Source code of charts
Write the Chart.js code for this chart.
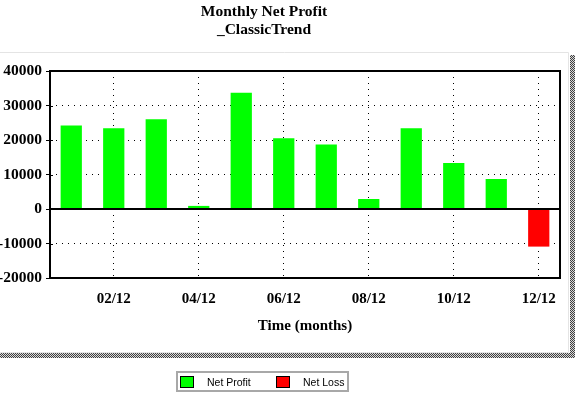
<!DOCTYPE html>
<html>
<head>
<meta charset="utf-8">
<script src="https://cdn.jsdelivr.net/npm/chart.js@4"></script>
<style>html,body{margin:0;padding:0;background:#fff;overflow:hidden}</style>
</head>
<body>
<canvas id="c" width="578" height="399"></canvas>
<script>
// ---- data ----
const months = ['01/12','02/12','03/12','04/12','05/12','06/12','07/12','08/12','09/12','10/12','11/12','12/12'];
const netValues = [24200, 23400, 26000, 900, 33700, 20500, 18700, 2900, 23400, 13300, 8700, -10900];
const yMin = -20000, yMax = 40000, yStep = 5000, yLabelStep = 10000;
const titleLines = ['Monthly Net Profit', '_ClassicTrend'];
const xTitle = 'Time (months)';
const seriesNames = ['Net Profit', 'Net Loss'];
const seriesColors = ['#00ff00', '#ff0000'];

const profitValues = netValues.map(v => v >= 0 ? v : null);
const lossValues = netValues.map(v => v < 0 ? v : null);

const serifBold = {family: '"Liberation Serif", "Times New Roman", serif', size: 15, weight: 'bold'};
const serifBoldY = {family: '"Liberation Serif", "Times New Roman", serif', size: 15.5, weight: 'bold'};

// shadow pattern
const pc = document.createElement('canvas'); pc.width = 2; pc.height = 2;
const pctx = pc.getContext('2d');
pctx.fillStyle = '#d8d8d8'; pctx.fillRect(0,0,2,2);
pctx.fillStyle = '#404040'; pctx.fillRect(0,0,1,1); pctx.fillRect(1,1,1,1);

const panelPlugin = {
  id: 'panel',
  beforeDraw(chart) {
    const ctx = chart.ctx;
    ctx.save();
    ctx.fillStyle = '#fff';
    ctx.fillRect(0, 0, chart.width, chart.height);
    const pat = ctx.createPattern(pc, 'repeat');
    ctx.fillStyle = pat;
    ctx.fillRect(570, 55, 5, 303);
    ctx.fillRect(0, 353, 575, 5);
    ctx.strokeStyle = '#e4e4e4';
    ctx.lineWidth = 1;
    ctx.beginPath();
    ctx.moveTo(0, 52.5); ctx.lineTo(568.5, 52.5); ctx.lineTo(568.5, 352.5); ctx.lineTo(0, 352.5);
    ctx.stroke();
    ctx.restore();
  },
  afterDatasetsDraw(chart) {
    const ctx = chart.ctx;
    const {left, top, right, bottom} = chart.chartArea;
    ctx.save();
    ctx.strokeStyle = '#000';
    ctx.lineWidth = 2;
    ctx.strokeRect(left, top, right - left, bottom - top);
    // minor tick overhang inside the axis
    const ys = chart.scales.y;
    ctx.lineWidth = 1;
    ctx.beginPath();
    ys.ticks.forEach(t => {
      const py = Math.round(ys.getPixelForValue(t.value)) + 0.5;
      ctx.moveTo(left, py); ctx.lineTo(left + 3, py);
    });
    ctx.stroke();
    const y0 = Math.round(ys.getPixelForValue(0));
    ctx.lineWidth = 2;
    ctx.beginPath();
    ctx.moveTo(left, y0); ctx.lineTo(right, y0);
    ctx.stroke();
    ctx.restore();
  },
  afterDraw(chart) {
    const ctx = chart.ctx;
    ctx.save();
    // titles
    ctx.fillStyle = '#000';
    ctx.font = 'bold 15.5px "Liberation Serif", "Times New Roman", serif';
    ctx.textAlign = 'center';
    ctx.textBaseline = 'alphabetic';
    ctx.fillText(titleLines[0], 264, 16);
    ctx.fillText(titleLines[1], 264, 34);
    // legend
    ctx.strokeStyle = '#a8a8a8';
    ctx.lineWidth = 2;
    ctx.strokeRect(177, 372, 171, 19);
    ctx.font = '10.5px "Liberation Sans", Arial, sans-serif';
    ctx.textAlign = 'left';
    chart.data.datasets.forEach((ds, i) => {
      const bx = 180 + i * 96;
      ctx.fillStyle = ds.backgroundColor;
      ctx.fillRect(bx + 0.5, 376.5, 13, 11);
      ctx.strokeStyle = '#000';
      ctx.lineWidth = 1;
      ctx.strokeRect(bx + 0.5, 376.5, 13, 11);
      ctx.fillStyle = '#000';
      ctx.fillText(ds.label, bx + 27, 386);
    });
    ctx.restore();
  }
};

new Chart(document.getElementById('c'), {
  type: 'bar',
  data: {
    labels: months,
    datasets: [
      {label: seriesNames[0], data: profitValues, backgroundColor: seriesColors[0], borderWidth: 0},
      {label: seriesNames[1], data: lossValues, backgroundColor: seriesColors[1], borderWidth: 0}
    ]
  },
  options: {
    responsive: false,
    animation: false,
    devicePixelRatio: 1,
    layout: {padding: {top: 71, left: 0, right: 18, bottom: 59}},
    datasets: {bar: {barPercentage: 0.5, categoryPercentage: 1.0}},
    plugins: {
      legend: {display: false},
      title: {display: false},
      tooltip: {enabled: false}
    },
    scales: {
      x: {
        stacked: true,
        offset: true,
        grid: {
          offset: false,
          drawTicks: false,
          lineWidth: 1,
          color: c => (c.index % 2 === 1 ? '#000' : 'rgba(0,0,0,0)')
        },
        border: {display: false, dash: [1, 5]},
        ticks: {
          autoSkip: false, maxRotation: 0, padding: 12,
          color: '#000', font: serifBold,
          callback: (v, i) => (i % 2 === 1 ? months[i] : '')
        },
        title: {display: true, text: xTitle, color: '#000', font: serifBold, padding: {top: 0, bottom: 5}},
        afterFit: s => { s.height = 62; }
      },
      y: {
        stacked: true,
        min: yMin, max: yMax,
        grid: {
          lineWidth: 1,
          tickLength: 4,
          tickColor: '#000',
          tickWidth: 1,
          color: c => {
            const v = c.tick ? c.tick.value : 0;
            return (v % yLabelStep === 0 && v !== 0 && v > yMin && v < yMax) ? '#000' : 'rgba(0,0,0,0)';
          }
        },
        border: {display: false, dash: [1, 5]},
        ticks: {
          stepSize: yStep, padding: 4, color: '#000', font: serifBoldY,
          callback: v => (v % yLabelStep === 0 ? String(v) : '')
        },
        afterFit: s => { s.width = 50; }
      }
    }
  },
  plugins: [panelPlugin]
});
</script>
</body>
</html>
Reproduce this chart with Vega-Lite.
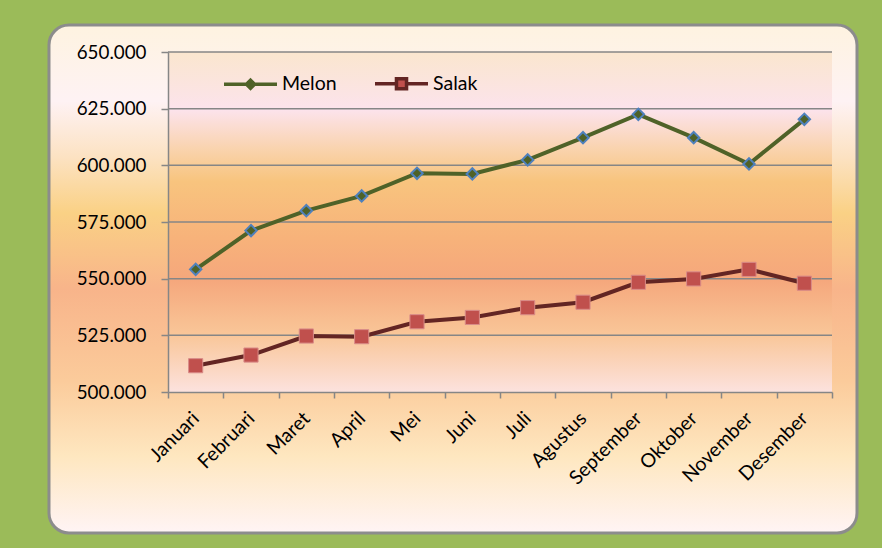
{
  "$schema": "https://vega.github.io/schema/vega-lite/v6.json",
  "width": 808,
  "height": 508,
  "autosize": {"type": "none"},
  "padding": {"left": 49, "top": 25, "right": 25, "bottom": 15},
  "background": "#9BBB59",
  "view": {
    "fill": {"gradient": "linear", "x1": 0, "y1": 0, "x2": 0, "y2": 1, "stops": [
      {"offset": 0, "color": "#FEF3E0"},
      {"offset": 0.15, "color": "#FEF2F4"},
      {"offset": 0.26, "color": "#FCE2C2"},
      {"offset": 0.37, "color": "#FAD185"},
      {"offset": 0.52, "color": "#F8B48A"},
      {"offset": 0.7, "color": "#FBCB9B"},
      {"offset": 0.85, "color": "#FEE7C0"},
      {"offset": 1, "color": "#FFF4F5"}
    ]},
    "stroke": "#8C8C8C",
    "strokeWidth": 3,
    "cornerRadius": 20
  },
  "config": {
    "font": "Lato",
    "axis": {
      "domainColor": "#868686",
      "domainWidth": 1.5,
      "tickColor": "#868686",
      "tickWidth": 1.5,
      "labelColor": "#000000",
      "labelFont": "Lato",
      "grid": false,
      "title": null
    },
    "legend": {"labelFont": "Lato", "labelColor": "#000000"}
  },
  "datasets": {
    "main": [
      {"m": "Januari", "series": "Melon", "v": 554100},
      {"m": "Februari", "series": "Melon", "v": 571200},
      {"m": "Maret", "series": "Melon", "v": 580000},
      {"m": "April", "series": "Melon", "v": 586500},
      {"m": "Mei", "series": "Melon", "v": 596500},
      {"m": "Juni", "series": "Melon", "v": 596200},
      {"m": "Juli", "series": "Melon", "v": 602400},
      {"m": "Agustus", "series": "Melon", "v": 612200},
      {"m": "September", "series": "Melon", "v": 622500},
      {"m": "Oktober", "series": "Melon", "v": 612200},
      {"m": "November", "series": "Melon", "v": 600600},
      {"m": "Desember", "series": "Melon", "v": 620300},
      {"m": "Januari", "series": "Salak", "v": 511600},
      {"m": "Februari", "series": "Salak", "v": 516300},
      {"m": "Maret", "series": "Salak", "v": 524700},
      {"m": "April", "series": "Salak", "v": 524400},
      {"m": "Mei", "series": "Salak", "v": 531000},
      {"m": "Juni", "series": "Salak", "v": 532900},
      {"m": "Juli", "series": "Salak", "v": 537200},
      {"m": "Agustus", "series": "Salak", "v": 539600},
      {"m": "September", "series": "Salak", "v": 548400},
      {"m": "Oktober", "series": "Salak", "v": 549900},
      {"m": "November", "series": "Salak", "v": 554100},
      {"m": "Desember", "series": "Salak", "v": 548000}
    ],
    "grid": [
      {"g": 525000}, {"g": 550000}, {"g": 575000}, {"g": 600000}, {"g": 625000}, {"g": 650000}
    ]
  },
  "layer": [
    {
      "data": {"values": [{"k": 1}]},
      "mark": {"type": "rect", "color": {"gradient": "linear", "x1": 0, "y1": 0, "x2": 0, "y2": 1, "stops": [
        {"offset": 0, "color": "#FAE6CE"},
        {"offset": 0.17, "color": "#FCE3EC"},
        {"offset": 0.3, "color": "#F9D1A6"},
        {"offset": 0.38, "color": "#F8C47E"},
        {"offset": 0.55, "color": "#F7B27A"},
        {"offset": 0.67, "color": "#F5A77C"},
        {"offset": 0.83, "color": "#F9C698"},
        {"offset": 1, "color": "#FCE2DE"}
      ]}},
      "encoding": {
        "x": {"datum": "Januari", "type": "nominal", "bandPosition": 0},
        "x2": {"datum": "Desember", "bandPosition": 1},
        "y": {"datum": 500000, "type": "quantitative"},
        "y2": {"datum": 650000}
      }
    },
    {
      "data": {"name": "grid"},
      "mark": {"type": "rule", "color": "#868686", "strokeWidth": 1.5},
      "encoding": {
        "x": {"datum": "Januari", "type": "nominal", "bandPosition": 0},
        "x2": {"datum": "Desember", "bandPosition": 1},
        "y": {"field": "g", "type": "quantitative"}
      }
    },
    {
      "data": {"name": "main"},
      "transform": [{"filter": "datum.series === 'Melon'"}],
      "mark": {"type": "line", "stroke": "#4F6228", "strokeWidth": 4},
      "encoding": {
        "x": {
          "field": "m", "type": "nominal",
          "scale": {"type": "band", "domain": ["Januari", "Februari", "Maret", "April", "Mei", "Juni", "Juli", "Agustus", "September", "Oktober", "November", "Desember"], "range": [119, 783], "paddingInner": 0, "paddingOuter": 0},
          "axis": {"title": null, "offset": -141, "tickBand": "extent", "tickSize": 6, "labelAngle": -45, "labelAlign": "right", "labelBaseline": "middle", "labelFontSize": 19.5, "labelPadding": 17, "zindex": 1}
        },
        "y": {
          "field": "v", "type": "quantitative",
          "scale": {"domain": [500000, 650000], "range": [367, 27], "nice": false, "zero": false},
          "axis": {"title": null, "offset": -119, "values": [500000, 525000, 550000, 575000, 600000, 625000, 650000], "labelExpr": "replace(format(datum.value, ','), ',', '.')", "tickSize": 7, "labelFontSize": 18.8, "labelPadding": 15, "zindex": 1}
        }
      }
    },
    {
      "data": {"name": "main"},
      "transform": [{"filter": "datum.series === 'Salak'"}],
      "mark": {"type": "line", "stroke": "#632523", "strokeWidth": 4},
      "encoding": {
        "x": {"field": "m", "type": "nominal"},
        "y": {"field": "v", "type": "quantitative"}
      }
    },
    {
      "data": {"name": "main"},
      "transform": [{"filter": "datum.series === 'Melon'"}],
      "mark": {"type": "point", "shape": "diamond", "filled": true, "fill": "#4F6228", "stroke": "#4F81BD", "strokeWidth": 2, "size": 130, "opacity": 1},
      "encoding": {
        "x": {"field": "m", "type": "nominal"},
        "y": {"field": "v", "type": "quantitative"}
      }
    },
    {
      "data": {"name": "main"},
      "transform": [{"filter": "datum.series === 'Salak'"}],
      "mark": {"type": "point", "shape": "square", "filled": true, "fill": "#C0504D", "stroke": "#D98C89", "strokeWidth": 1, "size": 200, "opacity": 1},
      "encoding": {
        "x": {"field": "m", "type": "nominal"},
        "y": {"field": "v", "type": "quantitative"}
      }
    },
    {
      "data": {"name": "main"},
      "mark": {"type": "point", "filled": true, "opacity": 0, "size": 2809},
      "encoding": {
        "x": {"field": "m", "type": "nominal"},
        "y": {"field": "v", "type": "quantitative"},
        "shape": {
          "field": "series", "type": "nominal",
          "scale": {"domain": ["Melon", "Salak"], "range": ["M-1,0H-0.15M0.15,0H1M0,-0.15L0.15,0L0,0.15L-0.15,0Z", "M-1,0H-0.19M0.19,0H1M-0.19,-0.19H0.19V0.19H-0.19Z"]},
          "legend": {"title": null, "orient": "none", "legendX": 173, "legendY": 30, "direction": "horizontal", "symbolSize": 2809, "symbolStrokeWidth": 3.5, "symbolOpacity": 1, "labelFontSize": 19.5, "labelOffset": 3, "columnPadding": 31, "padding": 0}
        },
        "fill": {"field": "series", "type": "nominal", "scale": {"domain": ["Melon", "Salak"], "range": ["#4F6228", "#C0504D"]}},
        "stroke": {"field": "series", "type": "nominal", "scale": {"domain": ["Melon", "Salak"], "range": ["#4F6228", "#632523"]}}
      }
    }
  ]
}
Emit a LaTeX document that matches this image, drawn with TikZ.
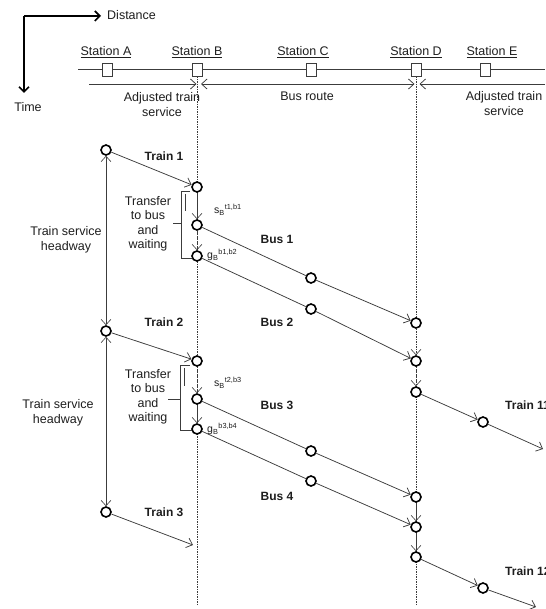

→ Directive
Find the count of lines in the data above where the string "with" occurs. Provide that number alone.

→ Task answer
2